◆ **Task description**
Examine the records and identify each line that includes the string "image". Copy those lines.

◆ **Records for this task**
[Begin]
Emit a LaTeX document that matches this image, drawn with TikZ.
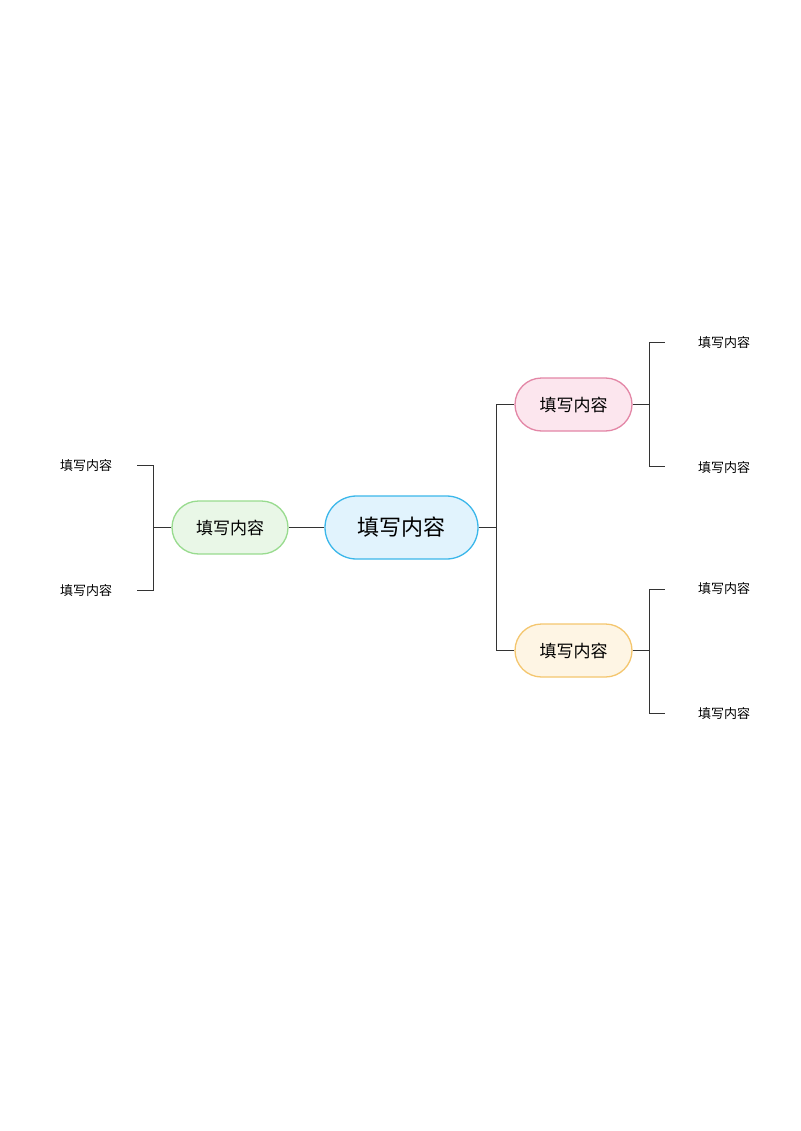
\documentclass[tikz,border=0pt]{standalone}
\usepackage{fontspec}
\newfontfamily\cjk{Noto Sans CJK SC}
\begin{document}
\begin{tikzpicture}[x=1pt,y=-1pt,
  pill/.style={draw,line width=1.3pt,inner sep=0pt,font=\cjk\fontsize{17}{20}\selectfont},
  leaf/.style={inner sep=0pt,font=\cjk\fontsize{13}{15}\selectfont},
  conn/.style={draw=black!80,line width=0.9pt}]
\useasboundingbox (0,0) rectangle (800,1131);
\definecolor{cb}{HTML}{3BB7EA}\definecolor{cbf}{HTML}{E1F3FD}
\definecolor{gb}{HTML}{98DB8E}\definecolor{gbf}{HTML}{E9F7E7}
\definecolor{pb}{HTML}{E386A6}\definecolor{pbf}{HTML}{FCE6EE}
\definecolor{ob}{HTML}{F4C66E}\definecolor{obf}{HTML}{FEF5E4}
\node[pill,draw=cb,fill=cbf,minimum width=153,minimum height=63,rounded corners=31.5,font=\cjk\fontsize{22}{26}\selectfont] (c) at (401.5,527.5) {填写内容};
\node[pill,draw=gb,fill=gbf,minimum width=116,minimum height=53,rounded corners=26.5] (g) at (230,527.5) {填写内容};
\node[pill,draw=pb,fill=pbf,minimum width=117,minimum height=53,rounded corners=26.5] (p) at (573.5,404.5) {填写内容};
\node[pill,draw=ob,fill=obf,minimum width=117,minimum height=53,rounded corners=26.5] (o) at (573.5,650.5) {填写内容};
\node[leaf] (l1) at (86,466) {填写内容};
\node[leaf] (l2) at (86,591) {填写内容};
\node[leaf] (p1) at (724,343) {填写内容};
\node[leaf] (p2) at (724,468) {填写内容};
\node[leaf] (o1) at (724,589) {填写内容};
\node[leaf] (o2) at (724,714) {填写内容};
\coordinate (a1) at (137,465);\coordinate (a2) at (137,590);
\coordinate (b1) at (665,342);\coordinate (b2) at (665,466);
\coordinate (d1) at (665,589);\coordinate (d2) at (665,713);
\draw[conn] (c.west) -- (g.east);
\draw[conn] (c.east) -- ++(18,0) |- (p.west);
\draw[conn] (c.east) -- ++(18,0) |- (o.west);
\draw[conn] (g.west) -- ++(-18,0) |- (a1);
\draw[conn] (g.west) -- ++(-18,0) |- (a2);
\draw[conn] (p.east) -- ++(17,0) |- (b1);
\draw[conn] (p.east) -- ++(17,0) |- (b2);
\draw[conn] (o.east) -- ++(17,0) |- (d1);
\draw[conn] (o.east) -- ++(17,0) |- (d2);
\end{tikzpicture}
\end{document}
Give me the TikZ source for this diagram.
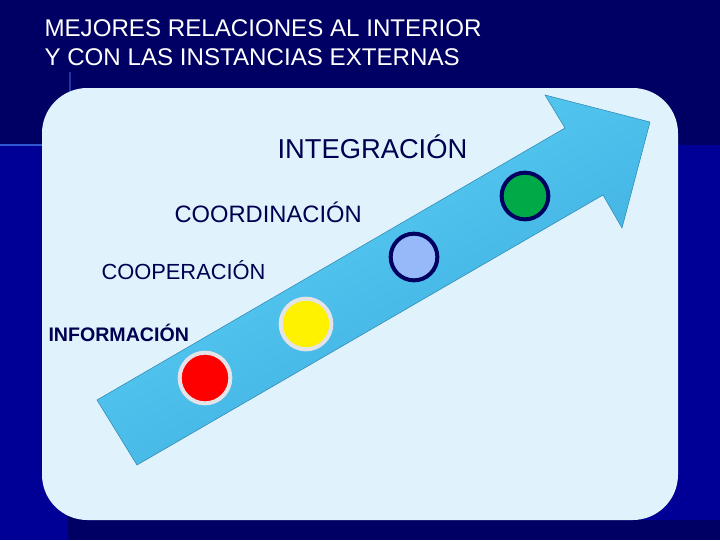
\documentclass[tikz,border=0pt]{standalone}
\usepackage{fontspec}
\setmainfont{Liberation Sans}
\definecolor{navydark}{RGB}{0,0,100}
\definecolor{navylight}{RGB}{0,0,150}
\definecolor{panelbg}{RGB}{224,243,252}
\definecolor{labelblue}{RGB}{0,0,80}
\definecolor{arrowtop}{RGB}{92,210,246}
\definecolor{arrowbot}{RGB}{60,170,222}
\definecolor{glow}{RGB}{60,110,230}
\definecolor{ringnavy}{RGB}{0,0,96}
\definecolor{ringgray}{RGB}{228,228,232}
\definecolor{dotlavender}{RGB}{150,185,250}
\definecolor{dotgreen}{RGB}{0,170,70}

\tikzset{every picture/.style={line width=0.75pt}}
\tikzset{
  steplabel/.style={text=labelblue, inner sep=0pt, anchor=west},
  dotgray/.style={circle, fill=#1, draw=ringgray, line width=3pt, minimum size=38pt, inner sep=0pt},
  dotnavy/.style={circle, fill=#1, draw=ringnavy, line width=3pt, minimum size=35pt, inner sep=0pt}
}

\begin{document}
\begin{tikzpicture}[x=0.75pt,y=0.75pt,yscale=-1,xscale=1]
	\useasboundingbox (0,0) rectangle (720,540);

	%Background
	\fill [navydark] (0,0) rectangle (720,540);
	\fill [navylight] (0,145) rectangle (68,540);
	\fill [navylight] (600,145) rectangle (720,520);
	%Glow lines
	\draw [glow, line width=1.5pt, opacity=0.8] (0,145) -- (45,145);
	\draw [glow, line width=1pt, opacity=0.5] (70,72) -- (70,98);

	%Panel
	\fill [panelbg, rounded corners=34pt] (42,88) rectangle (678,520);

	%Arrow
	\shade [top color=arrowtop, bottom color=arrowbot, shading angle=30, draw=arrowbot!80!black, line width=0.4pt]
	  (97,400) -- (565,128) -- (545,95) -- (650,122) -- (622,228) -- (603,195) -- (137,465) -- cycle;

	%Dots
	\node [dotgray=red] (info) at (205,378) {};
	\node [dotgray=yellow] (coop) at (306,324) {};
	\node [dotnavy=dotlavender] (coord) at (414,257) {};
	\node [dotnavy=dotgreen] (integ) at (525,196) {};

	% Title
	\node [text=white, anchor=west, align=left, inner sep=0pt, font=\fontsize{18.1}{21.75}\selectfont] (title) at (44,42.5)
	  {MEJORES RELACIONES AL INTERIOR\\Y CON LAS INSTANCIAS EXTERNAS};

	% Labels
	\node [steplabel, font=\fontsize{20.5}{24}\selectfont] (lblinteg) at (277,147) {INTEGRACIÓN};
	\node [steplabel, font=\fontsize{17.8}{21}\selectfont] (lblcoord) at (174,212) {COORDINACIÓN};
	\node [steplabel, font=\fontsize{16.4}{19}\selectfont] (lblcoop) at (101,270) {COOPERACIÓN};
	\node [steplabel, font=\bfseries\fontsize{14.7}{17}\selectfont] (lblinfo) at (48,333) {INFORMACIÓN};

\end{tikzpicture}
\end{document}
[End]
[Begin]
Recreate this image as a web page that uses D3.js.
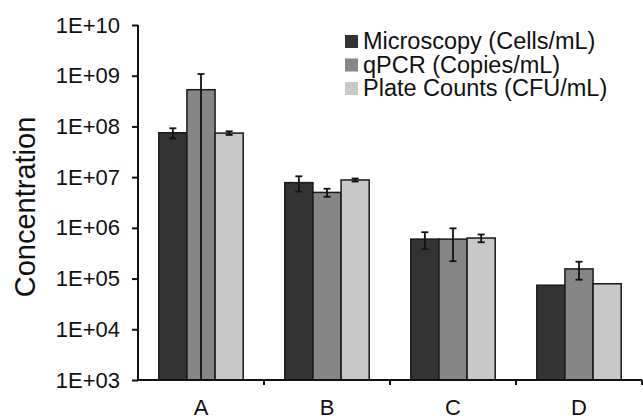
[End]
[Begin]
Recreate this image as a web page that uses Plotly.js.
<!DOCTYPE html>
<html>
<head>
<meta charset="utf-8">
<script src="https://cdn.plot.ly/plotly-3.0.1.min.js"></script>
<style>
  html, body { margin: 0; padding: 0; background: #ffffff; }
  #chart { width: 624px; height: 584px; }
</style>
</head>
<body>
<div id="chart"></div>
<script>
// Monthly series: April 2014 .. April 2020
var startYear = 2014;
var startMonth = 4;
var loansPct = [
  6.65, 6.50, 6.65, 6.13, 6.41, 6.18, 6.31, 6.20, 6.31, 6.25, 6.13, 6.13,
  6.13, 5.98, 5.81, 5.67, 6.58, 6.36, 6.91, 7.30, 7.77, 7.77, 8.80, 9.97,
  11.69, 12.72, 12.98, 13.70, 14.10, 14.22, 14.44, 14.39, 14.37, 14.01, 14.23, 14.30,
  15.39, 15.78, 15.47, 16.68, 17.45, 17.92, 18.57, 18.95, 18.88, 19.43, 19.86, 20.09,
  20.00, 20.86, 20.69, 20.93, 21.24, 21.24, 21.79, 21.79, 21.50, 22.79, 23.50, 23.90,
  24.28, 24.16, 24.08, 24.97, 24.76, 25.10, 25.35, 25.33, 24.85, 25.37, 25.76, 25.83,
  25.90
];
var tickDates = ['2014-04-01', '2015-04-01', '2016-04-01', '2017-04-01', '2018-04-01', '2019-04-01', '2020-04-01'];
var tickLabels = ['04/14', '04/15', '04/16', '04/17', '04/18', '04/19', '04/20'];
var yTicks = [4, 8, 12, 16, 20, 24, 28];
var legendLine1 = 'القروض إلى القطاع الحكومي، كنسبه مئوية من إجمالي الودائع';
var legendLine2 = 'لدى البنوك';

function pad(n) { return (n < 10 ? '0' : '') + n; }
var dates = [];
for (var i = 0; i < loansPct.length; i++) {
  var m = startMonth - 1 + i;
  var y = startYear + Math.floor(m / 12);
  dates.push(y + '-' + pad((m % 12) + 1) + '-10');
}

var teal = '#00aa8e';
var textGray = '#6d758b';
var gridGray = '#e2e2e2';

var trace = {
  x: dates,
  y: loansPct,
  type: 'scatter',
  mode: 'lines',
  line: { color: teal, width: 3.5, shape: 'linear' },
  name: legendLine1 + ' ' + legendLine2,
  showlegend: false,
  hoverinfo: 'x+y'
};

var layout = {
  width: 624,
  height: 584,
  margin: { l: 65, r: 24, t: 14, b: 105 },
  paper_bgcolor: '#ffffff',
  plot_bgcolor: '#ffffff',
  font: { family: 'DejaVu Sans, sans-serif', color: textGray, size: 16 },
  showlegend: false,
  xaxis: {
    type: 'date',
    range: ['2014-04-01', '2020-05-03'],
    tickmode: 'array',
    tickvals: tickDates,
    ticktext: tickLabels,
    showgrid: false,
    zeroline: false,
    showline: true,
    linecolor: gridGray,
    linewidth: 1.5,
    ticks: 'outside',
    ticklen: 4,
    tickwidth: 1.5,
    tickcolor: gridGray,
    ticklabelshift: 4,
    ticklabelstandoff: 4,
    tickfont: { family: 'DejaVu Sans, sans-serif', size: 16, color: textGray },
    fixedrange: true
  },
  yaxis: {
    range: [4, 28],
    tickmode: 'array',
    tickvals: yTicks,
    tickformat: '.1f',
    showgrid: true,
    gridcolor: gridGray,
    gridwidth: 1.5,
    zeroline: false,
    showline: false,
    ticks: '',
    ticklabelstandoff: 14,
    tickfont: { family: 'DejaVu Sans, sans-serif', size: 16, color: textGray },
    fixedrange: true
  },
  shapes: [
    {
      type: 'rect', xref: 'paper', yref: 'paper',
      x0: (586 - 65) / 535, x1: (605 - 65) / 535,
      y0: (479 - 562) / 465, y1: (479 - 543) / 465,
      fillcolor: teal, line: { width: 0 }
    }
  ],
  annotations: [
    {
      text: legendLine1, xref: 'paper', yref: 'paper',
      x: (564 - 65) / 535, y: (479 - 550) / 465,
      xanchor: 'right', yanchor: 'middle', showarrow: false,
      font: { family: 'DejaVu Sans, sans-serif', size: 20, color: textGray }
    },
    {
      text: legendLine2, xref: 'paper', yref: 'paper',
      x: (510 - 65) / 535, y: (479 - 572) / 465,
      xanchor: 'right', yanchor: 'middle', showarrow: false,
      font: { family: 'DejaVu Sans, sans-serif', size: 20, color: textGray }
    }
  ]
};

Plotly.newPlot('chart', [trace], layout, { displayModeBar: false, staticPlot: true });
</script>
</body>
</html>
[End]
◆ **Reply to the task**
Emit a LaTeX document that matches this image, drawn with TikZ.
Recreate this image as a web page that uses D3.js.
Recreate this image as a web page that uses Plotly.js.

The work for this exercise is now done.